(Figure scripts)
┏━━

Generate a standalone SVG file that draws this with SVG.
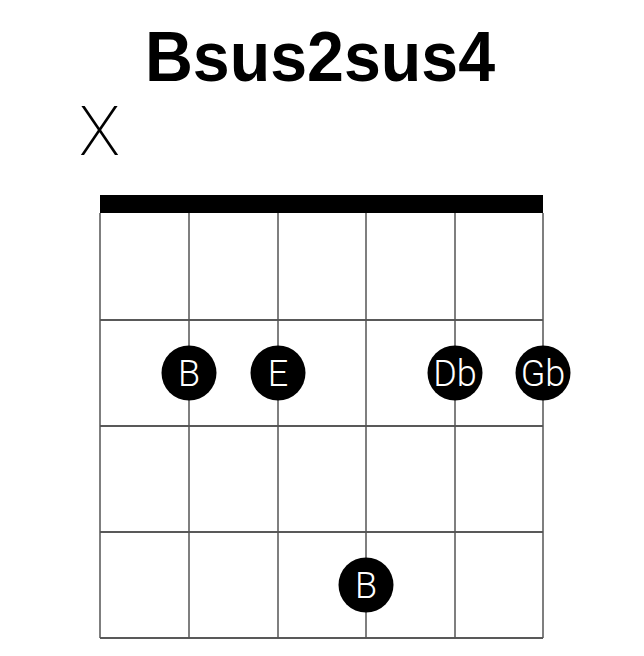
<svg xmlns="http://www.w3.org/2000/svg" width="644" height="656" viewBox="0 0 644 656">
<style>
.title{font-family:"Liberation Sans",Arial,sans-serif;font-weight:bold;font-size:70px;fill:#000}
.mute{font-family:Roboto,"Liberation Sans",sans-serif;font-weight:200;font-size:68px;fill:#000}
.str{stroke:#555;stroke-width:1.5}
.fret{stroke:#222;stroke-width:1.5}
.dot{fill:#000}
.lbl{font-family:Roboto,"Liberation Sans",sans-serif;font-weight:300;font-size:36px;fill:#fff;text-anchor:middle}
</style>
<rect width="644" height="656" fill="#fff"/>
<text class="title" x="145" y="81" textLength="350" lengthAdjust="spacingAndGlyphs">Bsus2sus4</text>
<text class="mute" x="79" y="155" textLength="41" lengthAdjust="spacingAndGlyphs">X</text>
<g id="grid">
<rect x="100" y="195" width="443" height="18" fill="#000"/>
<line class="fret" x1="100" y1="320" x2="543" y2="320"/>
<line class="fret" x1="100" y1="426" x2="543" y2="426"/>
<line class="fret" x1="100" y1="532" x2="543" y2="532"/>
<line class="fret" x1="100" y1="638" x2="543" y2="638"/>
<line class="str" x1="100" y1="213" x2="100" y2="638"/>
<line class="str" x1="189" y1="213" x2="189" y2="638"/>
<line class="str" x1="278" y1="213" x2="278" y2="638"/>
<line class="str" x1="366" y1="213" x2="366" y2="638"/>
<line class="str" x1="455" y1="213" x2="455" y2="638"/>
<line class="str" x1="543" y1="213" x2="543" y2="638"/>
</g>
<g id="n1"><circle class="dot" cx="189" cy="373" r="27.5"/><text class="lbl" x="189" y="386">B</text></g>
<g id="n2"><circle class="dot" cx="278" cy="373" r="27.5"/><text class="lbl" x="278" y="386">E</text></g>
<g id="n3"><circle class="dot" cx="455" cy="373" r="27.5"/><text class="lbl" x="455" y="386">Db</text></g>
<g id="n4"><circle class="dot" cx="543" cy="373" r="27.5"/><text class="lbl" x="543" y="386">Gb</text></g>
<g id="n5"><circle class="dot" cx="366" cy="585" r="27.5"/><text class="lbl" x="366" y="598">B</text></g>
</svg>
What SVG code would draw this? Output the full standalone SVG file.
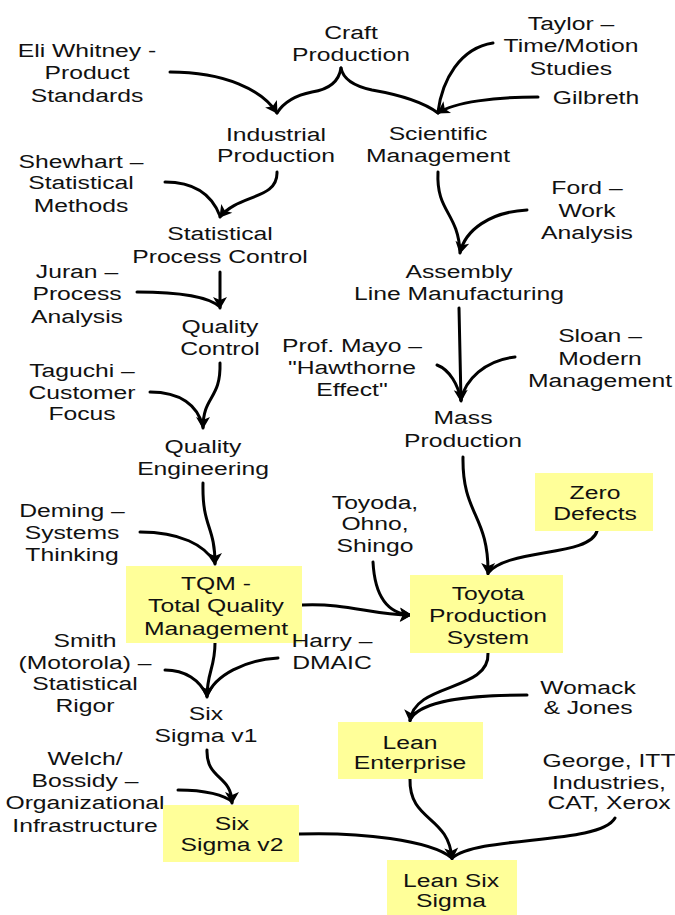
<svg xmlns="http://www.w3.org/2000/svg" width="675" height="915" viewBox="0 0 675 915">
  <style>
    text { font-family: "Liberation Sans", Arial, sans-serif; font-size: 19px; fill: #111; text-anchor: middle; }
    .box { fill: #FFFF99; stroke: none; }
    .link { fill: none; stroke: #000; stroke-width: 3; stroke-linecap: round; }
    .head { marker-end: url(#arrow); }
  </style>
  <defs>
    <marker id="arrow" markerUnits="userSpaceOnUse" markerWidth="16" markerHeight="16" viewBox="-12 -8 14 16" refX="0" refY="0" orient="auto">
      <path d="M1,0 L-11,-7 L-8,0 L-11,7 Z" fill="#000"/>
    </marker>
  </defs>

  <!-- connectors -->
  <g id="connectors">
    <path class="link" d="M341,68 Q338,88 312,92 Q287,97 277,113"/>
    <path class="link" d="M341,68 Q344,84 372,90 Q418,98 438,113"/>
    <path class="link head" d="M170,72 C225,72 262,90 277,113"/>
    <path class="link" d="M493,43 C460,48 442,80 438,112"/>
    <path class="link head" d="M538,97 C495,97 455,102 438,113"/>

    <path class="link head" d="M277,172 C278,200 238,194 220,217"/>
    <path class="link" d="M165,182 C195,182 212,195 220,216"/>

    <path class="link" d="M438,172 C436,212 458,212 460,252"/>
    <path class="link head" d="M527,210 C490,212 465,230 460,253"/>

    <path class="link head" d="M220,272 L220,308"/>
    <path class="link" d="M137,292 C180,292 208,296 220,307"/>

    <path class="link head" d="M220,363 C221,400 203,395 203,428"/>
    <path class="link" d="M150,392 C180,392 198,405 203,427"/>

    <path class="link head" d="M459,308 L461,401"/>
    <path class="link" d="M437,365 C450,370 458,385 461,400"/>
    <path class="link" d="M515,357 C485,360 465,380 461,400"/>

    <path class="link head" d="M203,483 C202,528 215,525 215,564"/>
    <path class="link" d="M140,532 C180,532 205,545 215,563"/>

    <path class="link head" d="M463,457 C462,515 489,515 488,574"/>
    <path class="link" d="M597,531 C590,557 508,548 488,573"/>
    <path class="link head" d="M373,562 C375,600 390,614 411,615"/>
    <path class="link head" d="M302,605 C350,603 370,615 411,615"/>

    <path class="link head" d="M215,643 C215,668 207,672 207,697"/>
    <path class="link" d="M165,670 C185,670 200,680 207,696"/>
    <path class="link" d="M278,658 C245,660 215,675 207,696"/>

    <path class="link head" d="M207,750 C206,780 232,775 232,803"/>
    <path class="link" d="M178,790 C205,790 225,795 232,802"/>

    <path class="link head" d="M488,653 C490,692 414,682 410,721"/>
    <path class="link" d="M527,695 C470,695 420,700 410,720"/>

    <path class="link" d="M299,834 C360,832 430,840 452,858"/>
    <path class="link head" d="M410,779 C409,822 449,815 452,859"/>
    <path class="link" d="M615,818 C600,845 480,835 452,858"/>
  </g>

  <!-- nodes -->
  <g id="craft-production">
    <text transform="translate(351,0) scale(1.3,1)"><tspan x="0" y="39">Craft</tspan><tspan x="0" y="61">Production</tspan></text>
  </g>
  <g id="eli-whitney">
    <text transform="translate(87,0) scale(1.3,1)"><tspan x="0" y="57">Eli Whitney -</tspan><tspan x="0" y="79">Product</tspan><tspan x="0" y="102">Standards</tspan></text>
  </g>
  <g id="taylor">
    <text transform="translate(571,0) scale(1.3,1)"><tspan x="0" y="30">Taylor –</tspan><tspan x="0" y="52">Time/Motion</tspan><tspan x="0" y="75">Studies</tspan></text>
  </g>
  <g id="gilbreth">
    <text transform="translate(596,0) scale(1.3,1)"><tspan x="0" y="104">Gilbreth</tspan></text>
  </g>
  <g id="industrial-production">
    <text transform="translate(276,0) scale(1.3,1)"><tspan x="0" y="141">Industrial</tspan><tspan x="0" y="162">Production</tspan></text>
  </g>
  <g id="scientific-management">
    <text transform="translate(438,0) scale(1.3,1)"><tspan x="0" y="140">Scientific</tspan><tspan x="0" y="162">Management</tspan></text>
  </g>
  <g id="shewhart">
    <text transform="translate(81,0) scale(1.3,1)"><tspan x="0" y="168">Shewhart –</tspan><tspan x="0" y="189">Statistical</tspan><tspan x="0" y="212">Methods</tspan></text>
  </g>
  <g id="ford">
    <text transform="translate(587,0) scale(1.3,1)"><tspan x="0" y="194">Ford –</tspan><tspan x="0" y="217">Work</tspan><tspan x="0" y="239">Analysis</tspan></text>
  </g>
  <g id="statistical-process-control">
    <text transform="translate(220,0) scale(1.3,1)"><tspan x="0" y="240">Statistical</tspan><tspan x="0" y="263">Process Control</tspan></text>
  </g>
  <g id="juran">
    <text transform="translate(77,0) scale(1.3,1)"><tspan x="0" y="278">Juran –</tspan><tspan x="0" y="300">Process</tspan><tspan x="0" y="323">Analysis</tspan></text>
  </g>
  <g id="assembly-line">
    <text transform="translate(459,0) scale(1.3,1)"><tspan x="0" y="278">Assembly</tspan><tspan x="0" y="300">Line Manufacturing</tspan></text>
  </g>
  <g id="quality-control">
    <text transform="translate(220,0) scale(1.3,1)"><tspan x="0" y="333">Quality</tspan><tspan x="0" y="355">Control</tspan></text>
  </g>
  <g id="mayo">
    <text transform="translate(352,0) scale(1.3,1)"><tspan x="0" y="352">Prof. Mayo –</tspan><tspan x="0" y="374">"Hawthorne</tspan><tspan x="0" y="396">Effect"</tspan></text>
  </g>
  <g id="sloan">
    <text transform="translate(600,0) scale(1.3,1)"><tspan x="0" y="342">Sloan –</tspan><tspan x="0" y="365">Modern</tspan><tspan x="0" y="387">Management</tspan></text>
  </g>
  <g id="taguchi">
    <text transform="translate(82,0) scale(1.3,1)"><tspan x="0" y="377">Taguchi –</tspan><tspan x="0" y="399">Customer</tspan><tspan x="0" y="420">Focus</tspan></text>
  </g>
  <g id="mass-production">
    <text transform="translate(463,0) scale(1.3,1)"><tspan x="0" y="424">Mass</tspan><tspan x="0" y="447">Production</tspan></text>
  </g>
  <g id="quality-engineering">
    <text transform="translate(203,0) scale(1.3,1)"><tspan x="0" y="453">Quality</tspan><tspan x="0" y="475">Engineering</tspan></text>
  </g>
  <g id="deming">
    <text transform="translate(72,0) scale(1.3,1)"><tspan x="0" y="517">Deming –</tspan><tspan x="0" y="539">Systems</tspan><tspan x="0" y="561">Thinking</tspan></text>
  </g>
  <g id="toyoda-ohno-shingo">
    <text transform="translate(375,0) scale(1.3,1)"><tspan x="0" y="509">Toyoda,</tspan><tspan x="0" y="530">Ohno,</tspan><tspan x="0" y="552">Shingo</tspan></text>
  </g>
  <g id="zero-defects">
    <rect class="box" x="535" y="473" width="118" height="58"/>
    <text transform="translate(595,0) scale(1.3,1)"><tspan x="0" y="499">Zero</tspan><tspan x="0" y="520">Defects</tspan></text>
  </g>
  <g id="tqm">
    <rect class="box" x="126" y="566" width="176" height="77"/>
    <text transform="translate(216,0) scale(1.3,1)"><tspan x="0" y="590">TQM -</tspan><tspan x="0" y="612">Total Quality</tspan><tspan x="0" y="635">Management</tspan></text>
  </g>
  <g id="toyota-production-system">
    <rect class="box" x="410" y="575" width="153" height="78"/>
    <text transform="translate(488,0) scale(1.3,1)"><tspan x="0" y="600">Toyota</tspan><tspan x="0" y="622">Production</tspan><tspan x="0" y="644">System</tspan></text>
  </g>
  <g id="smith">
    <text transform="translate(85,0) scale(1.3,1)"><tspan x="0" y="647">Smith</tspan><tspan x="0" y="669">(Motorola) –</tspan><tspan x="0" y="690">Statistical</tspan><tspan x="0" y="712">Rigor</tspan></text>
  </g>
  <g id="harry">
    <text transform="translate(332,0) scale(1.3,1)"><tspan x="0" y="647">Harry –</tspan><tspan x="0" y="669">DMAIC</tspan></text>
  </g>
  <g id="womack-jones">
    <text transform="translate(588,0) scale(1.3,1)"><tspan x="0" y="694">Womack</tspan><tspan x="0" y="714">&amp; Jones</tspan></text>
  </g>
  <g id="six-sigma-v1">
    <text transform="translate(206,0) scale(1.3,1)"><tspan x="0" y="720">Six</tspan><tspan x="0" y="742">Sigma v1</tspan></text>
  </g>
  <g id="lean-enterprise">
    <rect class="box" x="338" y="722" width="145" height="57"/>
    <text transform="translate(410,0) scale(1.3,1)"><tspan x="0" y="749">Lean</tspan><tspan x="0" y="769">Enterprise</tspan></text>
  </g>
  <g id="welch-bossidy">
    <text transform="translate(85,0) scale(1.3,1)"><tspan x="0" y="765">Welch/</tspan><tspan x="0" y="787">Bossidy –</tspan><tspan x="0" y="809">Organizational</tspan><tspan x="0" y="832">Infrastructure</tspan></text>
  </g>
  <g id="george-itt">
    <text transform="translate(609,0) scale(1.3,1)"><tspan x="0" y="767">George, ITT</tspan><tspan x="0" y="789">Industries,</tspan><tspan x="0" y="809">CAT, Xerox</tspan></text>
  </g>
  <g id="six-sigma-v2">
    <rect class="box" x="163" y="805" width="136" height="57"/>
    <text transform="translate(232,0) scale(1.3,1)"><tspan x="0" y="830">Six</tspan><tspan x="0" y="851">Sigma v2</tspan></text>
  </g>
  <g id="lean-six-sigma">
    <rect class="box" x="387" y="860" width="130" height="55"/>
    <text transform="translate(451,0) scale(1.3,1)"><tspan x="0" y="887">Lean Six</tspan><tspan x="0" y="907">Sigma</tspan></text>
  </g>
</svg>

┗━━

Look for the word "standalone" and return every line where it occurs.

### Exercise result:
Generate a standalone SVG file that draws this with SVG.
What SVG code would draw this? Output the full standalone SVG file.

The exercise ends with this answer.